━━ Information shown ━━

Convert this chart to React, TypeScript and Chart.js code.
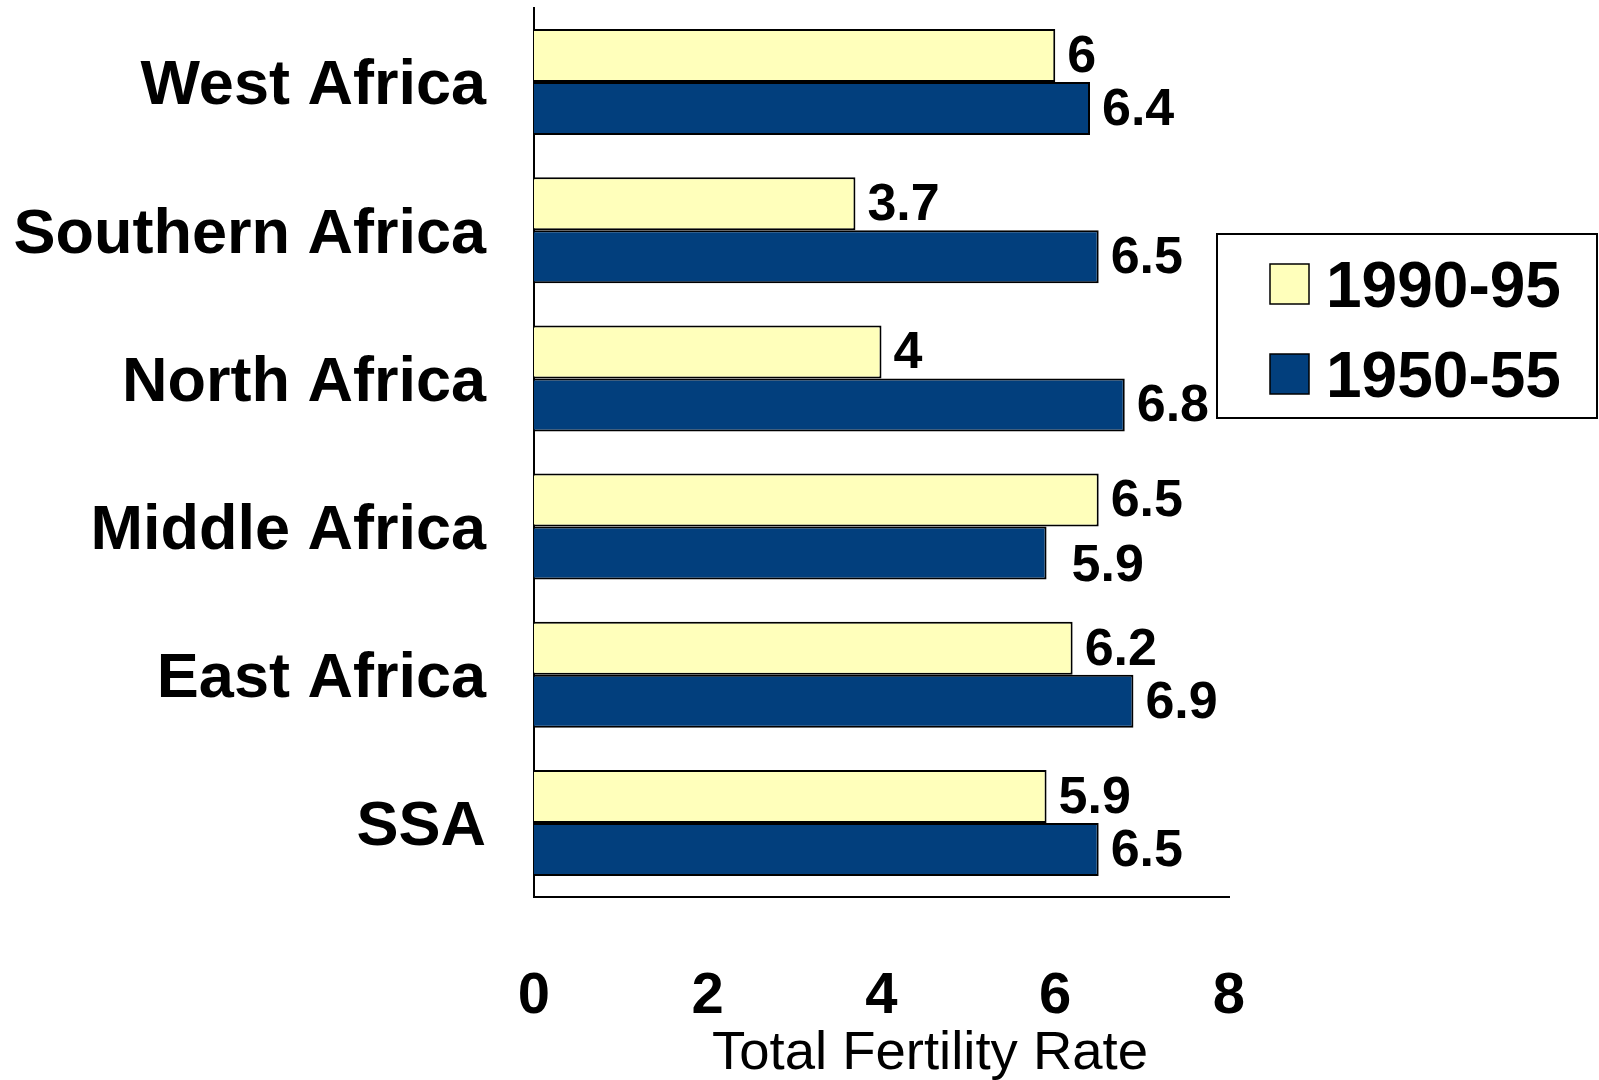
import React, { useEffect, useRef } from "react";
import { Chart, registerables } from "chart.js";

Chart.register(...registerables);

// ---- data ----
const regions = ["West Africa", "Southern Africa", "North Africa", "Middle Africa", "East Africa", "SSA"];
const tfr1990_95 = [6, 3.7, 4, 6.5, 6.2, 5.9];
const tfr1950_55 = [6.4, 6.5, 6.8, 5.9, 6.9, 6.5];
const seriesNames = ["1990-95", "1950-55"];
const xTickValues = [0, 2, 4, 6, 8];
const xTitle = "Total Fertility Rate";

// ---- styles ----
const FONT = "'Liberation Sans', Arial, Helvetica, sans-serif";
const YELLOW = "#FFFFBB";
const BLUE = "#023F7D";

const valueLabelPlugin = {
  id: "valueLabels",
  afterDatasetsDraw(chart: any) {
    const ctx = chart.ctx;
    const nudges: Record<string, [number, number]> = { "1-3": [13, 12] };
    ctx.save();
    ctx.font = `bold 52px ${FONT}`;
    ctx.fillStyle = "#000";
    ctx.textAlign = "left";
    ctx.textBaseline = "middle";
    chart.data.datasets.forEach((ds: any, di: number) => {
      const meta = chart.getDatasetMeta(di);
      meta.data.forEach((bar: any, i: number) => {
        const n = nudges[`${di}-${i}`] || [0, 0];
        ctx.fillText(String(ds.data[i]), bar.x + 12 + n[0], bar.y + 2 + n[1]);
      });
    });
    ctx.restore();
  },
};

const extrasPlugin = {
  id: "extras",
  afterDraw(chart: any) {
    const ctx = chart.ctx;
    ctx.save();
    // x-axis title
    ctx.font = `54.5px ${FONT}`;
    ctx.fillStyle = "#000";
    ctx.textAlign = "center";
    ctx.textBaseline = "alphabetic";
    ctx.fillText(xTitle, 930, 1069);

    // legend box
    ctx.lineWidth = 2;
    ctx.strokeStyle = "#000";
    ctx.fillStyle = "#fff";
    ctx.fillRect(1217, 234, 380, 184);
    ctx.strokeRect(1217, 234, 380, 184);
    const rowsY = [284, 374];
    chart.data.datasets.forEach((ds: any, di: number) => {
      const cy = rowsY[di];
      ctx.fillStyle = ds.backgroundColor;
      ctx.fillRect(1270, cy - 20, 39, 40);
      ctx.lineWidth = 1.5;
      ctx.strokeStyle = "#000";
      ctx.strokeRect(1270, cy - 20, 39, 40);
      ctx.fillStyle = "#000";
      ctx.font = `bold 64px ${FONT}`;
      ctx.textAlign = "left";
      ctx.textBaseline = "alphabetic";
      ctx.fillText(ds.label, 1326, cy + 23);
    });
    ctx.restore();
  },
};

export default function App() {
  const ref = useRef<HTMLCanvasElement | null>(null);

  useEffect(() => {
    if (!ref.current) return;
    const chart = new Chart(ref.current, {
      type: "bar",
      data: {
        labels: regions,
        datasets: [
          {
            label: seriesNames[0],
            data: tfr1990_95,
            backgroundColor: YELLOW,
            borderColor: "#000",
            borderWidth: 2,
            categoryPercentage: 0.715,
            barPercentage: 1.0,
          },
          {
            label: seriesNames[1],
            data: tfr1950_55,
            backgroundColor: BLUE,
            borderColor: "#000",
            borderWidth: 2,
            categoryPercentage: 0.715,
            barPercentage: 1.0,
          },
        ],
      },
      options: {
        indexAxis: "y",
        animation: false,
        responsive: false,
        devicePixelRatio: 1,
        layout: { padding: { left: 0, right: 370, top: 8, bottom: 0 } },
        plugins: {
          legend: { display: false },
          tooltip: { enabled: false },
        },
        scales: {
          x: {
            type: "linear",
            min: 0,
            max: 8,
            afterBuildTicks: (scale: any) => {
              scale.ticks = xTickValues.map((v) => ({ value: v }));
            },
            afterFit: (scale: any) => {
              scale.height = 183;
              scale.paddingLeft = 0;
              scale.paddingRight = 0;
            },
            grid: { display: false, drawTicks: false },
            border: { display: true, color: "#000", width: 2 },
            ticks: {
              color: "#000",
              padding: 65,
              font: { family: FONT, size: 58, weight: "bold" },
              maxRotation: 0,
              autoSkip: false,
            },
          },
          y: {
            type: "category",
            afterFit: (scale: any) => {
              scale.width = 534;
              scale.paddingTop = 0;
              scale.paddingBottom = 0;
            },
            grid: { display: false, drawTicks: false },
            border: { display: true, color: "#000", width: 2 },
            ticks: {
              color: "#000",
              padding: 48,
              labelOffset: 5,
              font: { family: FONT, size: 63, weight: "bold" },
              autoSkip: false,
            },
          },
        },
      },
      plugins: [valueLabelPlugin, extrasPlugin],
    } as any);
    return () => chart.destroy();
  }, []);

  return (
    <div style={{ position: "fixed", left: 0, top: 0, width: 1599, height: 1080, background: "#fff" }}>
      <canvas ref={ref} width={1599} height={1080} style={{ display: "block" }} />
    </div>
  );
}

━━━

§ What needs to be done:
Output the data above without changes, apart from leaving out the pictures.

§ Solved exercise:
Convert this chart to React, TypeScript and Chart.js code.
import React, { useEffect, useRef } from "react";
import { Chart, registerables } from "chart.js";

Chart.register(...registerables);

// ---- data ----
const regions = ["West Africa", "Southern Africa", "North Africa", "Middle Africa", "East Africa", "SSA"];
const tfr1990_95 = [6, 3.7, 4, 6.5, 6.2, 5.9];
const tfr1950_55 = [6.4, 6.5, 6.8, 5.9, 6.9, 6.5];
const seriesNames = ["1990-95", "1950-55"];
const xTickValues = [0, 2, 4, 6, 8];
const xTitle = "Total Fertility Rate";

// ---- styles ----
const FONT = "'Liberation Sans', Arial, Helvetica, sans-serif";
const YELLOW = "#FFFFBB";
const BLUE = "#023F7D";

const valueLabelPlugin = {
  id: "valueLabels",
  afterDatasetsDraw(chart: any) {
    const ctx = chart.ctx;
    const nudges: Record<string, [number, number]> = { "1-3": [13, 12] };
    ctx.save();
    ctx.font = `bold 52px ${FONT}`;
    ctx.fillStyle = "#000";
    ctx.textAlign = "left";
    ctx.textBaseline = "middle";
    chart.data.datasets.forEach((ds: any, di: number) => {
      const meta = chart.getDatasetMeta(di);
      meta.data.forEach((bar: any, i: number) => {
        const n = nudges[`${di}-${i}`] || [0, 0];
        ctx.fillText(String(ds.data[i]), bar.x + 12 + n[0], bar.y + 2 + n[1]);
      });
    });
    ctx.restore();
  },
};

const extrasPlugin = {
  id: "extras",
  afterDraw(chart: any) {
    const ctx = chart.ctx;
    ctx.save();
    // x-axis title
    ctx.font = `54.5px ${FONT}`;
    ctx.fillStyle = "#000";
    ctx.textAlign = "center";
    ctx.textBaseline = "alphabetic";
    ctx.fillText(xTitle, 930, 1069);

    // legend box
    ctx.lineWidth = 2;
    ctx.strokeStyle = "#000";
    ctx.fillStyle = "#fff";
    ctx.fillRect(1217, 234, 380, 184);
    ctx.strokeRect(1217, 234, 380, 184);
    const rowsY = [284, 374];
    chart.data.datasets.forEach((ds: any, di: number) => {
      const cy = rowsY[di];
      ctx.fillStyle = ds.backgroundColor;
      ctx.fillRect(1270, cy - 20, 39, 40);
      ctx.lineWidth = 1.5;
      ctx.strokeStyle = "#000";
      ctx.strokeRect(1270, cy - 20, 39, 40);
      ctx.fillStyle = "#000";
      ctx.font = `bold 64px ${FONT}`;
      ctx.textAlign = "left";
      ctx.textBaseline = "alphabetic";
      ctx.fillText(ds.label, 1326, cy + 23);
    });
    ctx.restore();
  },
};

export default function App() {
  const ref = useRef<HTMLCanvasElement | null>(null);

  useEffect(() => {
    if (!ref.current) return;
    const chart = new Chart(ref.current, {
      type: "bar",
      data: {
        labels: regions,
        datasets: [
          {
            label: seriesNames[0],
            data: tfr1990_95,
            backgroundColor: YELLOW,
            borderColor: "#000",
            borderWidth: 2,
            categoryPercentage: 0.715,
            barPercentage: 1.0,
          },
          {
            label: seriesNames[1],
            data: tfr1950_55,
            backgroundColor: BLUE,
            borderColor: "#000",
            borderWidth: 2,
            categoryPercentage: 0.715,
            barPercentage: 1.0,
          },
        ],
      },
      options: {
        indexAxis: "y",
        animation: false,
        responsive: false,
        devicePixelRatio: 1,
        layout: { padding: { left: 0, right: 370, top: 8, bottom: 0 } },
        plugins: {
          legend: { display: false },
          tooltip: { enabled: false },
        },
        scales: {
          x: {
            type: "linear",
            min: 0,
            max: 8,
            afterBuildTicks: (scale: any) => {
              scale.ticks = xTickValues.map((v) => ({ value: v }));
            },
            afterFit: (scale: any) => {
              scale.height = 183;
              scale.paddingLeft = 0;
              scale.paddingRight = 0;
            },
            grid: { display: false, drawTicks: false },
            border: { display: true, color: "#000", width: 2 },
            ticks: {
              color: "#000",
              padding: 65,
              font: { family: FONT, size: 58, weight: "bold" },
              maxRotation: 0,
              autoSkip: false,
            },
          },
          y: {
            type: "category",
            afterFit: (scale: any) => {
              scale.width = 534;
              scale.paddingTop = 0;
              scale.paddingBottom = 0;
            },
            grid: { display: false, drawTicks: false },
            border: { display: true, color: "#000", width: 2 },
            ticks: {
              color: "#000",
              padding: 48,
              labelOffset: 5,
              font: { family: FONT, size: 63, weight: "bold" },
              autoSkip: false,
            },
          },
        },
      },
      plugins: [valueLabelPlugin, extrasPlugin],
    } as any);
    return () => chart.destroy();
  }, []);

  return (
    <div style={{ position: "fixed", left: 0, top: 0, width: 1599, height: 1080, background: "#fff" }}>
      <canvas ref={ref} width={1599} height={1080} style={{ display: "block" }} />
    </div>
  );
}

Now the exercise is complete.